Выбрать главу

— Странное дело, — бормочет он, отмывая уцелевшие чашки, будто и не слышит моей ехидной реплики. Этти большой мастак ускользать от неудобных вопросов. — Никак не могу вспомнить его лицо… — Встретив мой вопросительный взгляд, он поясняет: — Твоего пресловутого Гелиоса. Я прекрасно знаю, что он приходил в больницу, навестил меня там. Это было вечером, очень поздно. Визит я помню, а его фигуру как будто смыло. Ты же знаешь: это не единственное, что я забыл. Я ведь… В моей жизни что-то вроде темного провала. Словно бы кто-то стер с магнитофонной пленки изрядный кусок записи. Тем не менее доктор Ледерман уверяет, что все это здесь. — Он постучал себя по темени пальцем, липким от посудомоечного средства.

— Он также говорит, что тебе нельзя сосредоточиваться на этой проблеме — пережевывая ее, ты вредишь себе. Когда у тебя очередное освидетельствование? Ты хоть на приеме-то был? — наседал я, приняв властный тон.

Сардоническая гримаса проступила на лице брата.

С той поры, как мы съехали от папы и поселились в собственном отдельном жилище, воспользовавшись для этого такой оказией, как поступление в университет, Этти стал главенствовать в доме.
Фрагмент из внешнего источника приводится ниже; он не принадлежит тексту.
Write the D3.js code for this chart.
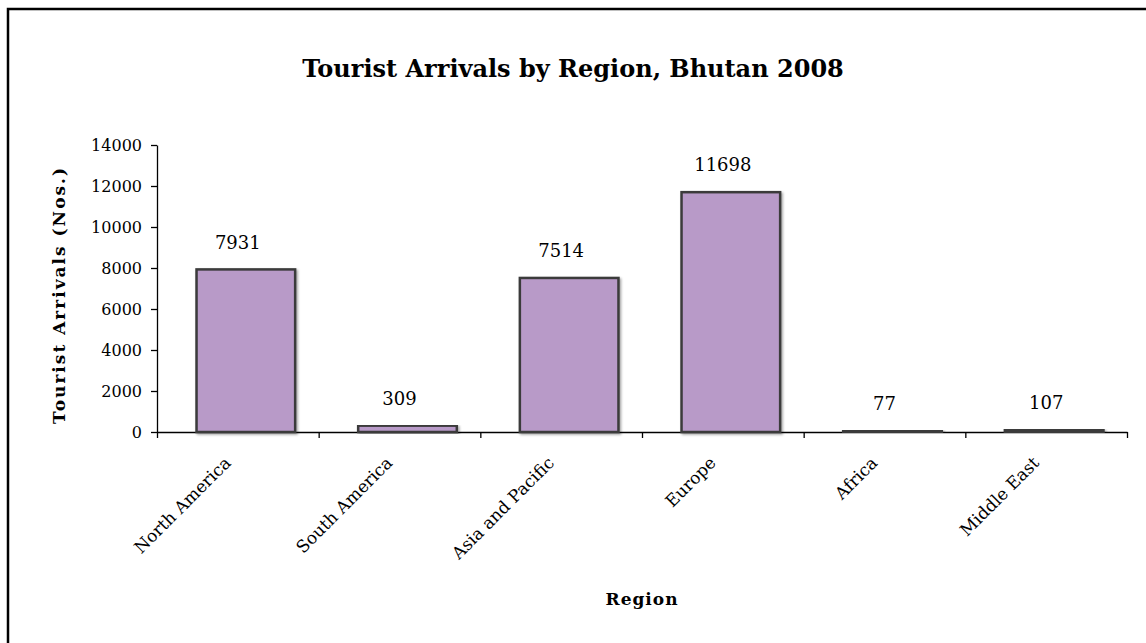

Он занялся нашим бюджетом, всякими официальными бумажками, следил, точный, как будильник, чтобы мы каждые полгода посещали зубного врача, раз в три месяца делали педикюр и три раза в год являлись к банкиру; он же взял на себя организацию дней рождения и обедов, короче, руководил нашим бытом с талантом английского мажордома. Делал все то, к чему я абсолютно не способен.

Когда он исчез из моей жизни, я почувствовал себя совершенно потерянным. Этти был мне не только братом — он стал моей опорой, без которой не обойтись, как хромому без костыля, сообщником во всех кутежах и проделках, мы всегда были с ним заодно, как воры на ярмарке, на раскопках он был моим лучшим ассистентом, самым отчаянным — после меня — сорвиголовой нашего семейства и лучшим утешителем во всех моих передрягах. Любовные невзгоды, похмелье, неуверенность в себе — все становилось пустяками, так надежна была его поддержка, так безукоризненна привязанность. Посмеиваясь друг над другом из-за того, что в натуре каждого пульсировали пласты культуры, столь же несходные, как и состав крови, что текла в наших жилах, мы всему этому наперекор были связаны между собой крепче, чем близнецы.

— Больше никаких медосмотров ранее, чем через полгода, я тебе это уже раз десять объяснял. У тебя что, тоже память шалит?

— Роль властного, рассудительного главы семьи мне не очень-то к лицу, а?

Этти вытер руки тряпкой и подошел ко мне сзади, обхватив руками за плечи и прижавшись щекой к моей шее. Для него это — знак послушания.

Краем глаза я увидел в том окне, что над раковиной, соседку, она негодующе воззрилась на нас со своего крыльца, потом демонстративно захлопнула дверь.

У этой сварливой вдовицы гнусная мания шпионить за соседями, я подозревал, что именно она стояла у истока сплетни, будто мы с Этти «тайные любовники из Барбизона». Сколько бы Мадлен ни старалась растолковать здешнему бомонду, что мы братья, малейшее проявление нежности, связывающей нас, тотчас пробуждало подозрения.

«Люди на Западе боятся телесного контакта, — повторял Этти. — Они утратили привычку проявлять привязанность и уважение к своим близким посредством любовных жестов».

Зато о нем самом этого уж никак не скажешь. Даже когда мы были подростками, ни насмешки товарищей, ни мои раздраженные упреки не могли тут ничего изменить,

«Это заложено в его культуре!» — неизменно отвечал папа, когда я злился, видя, как Этти виснет у него на шее, будто осьминог. Отцу было трудно растолковать мне, что для индуса прикосновение — знак почтительности, — впрочем, я в этом смысле был не тупее многих взрослых европейцев, которые, даже попутешествовав по Индии, не в состоянии осознать, что поведение местных жителей, которое они принимают за грубую фамильярность, имеет не только иной, но и прямо противоположный смысл…

К тому же до своих пятнадцати лет я видел отца не чаще, чем один-два раза в год, так что мои самые светлые годы протекли в пансионе, где я получил чрезвычайно суровое воспитание. Выйдя оттуда, я был крайне шокирован склонностью приемного братца то и дело меня теребить, льнуть, ластиться, и я при малейшем поводе отталкивал его с этакой мужественной свирепостью.

«Знаешь, Морган, такого рода демонстраций нежности боятся именно те мужчины, которые сомневаются в своей мужественности!» — выйдя из себя, сказал мне однажды папа, когда я при нем грубо отреагировал на ласковый жест Этти.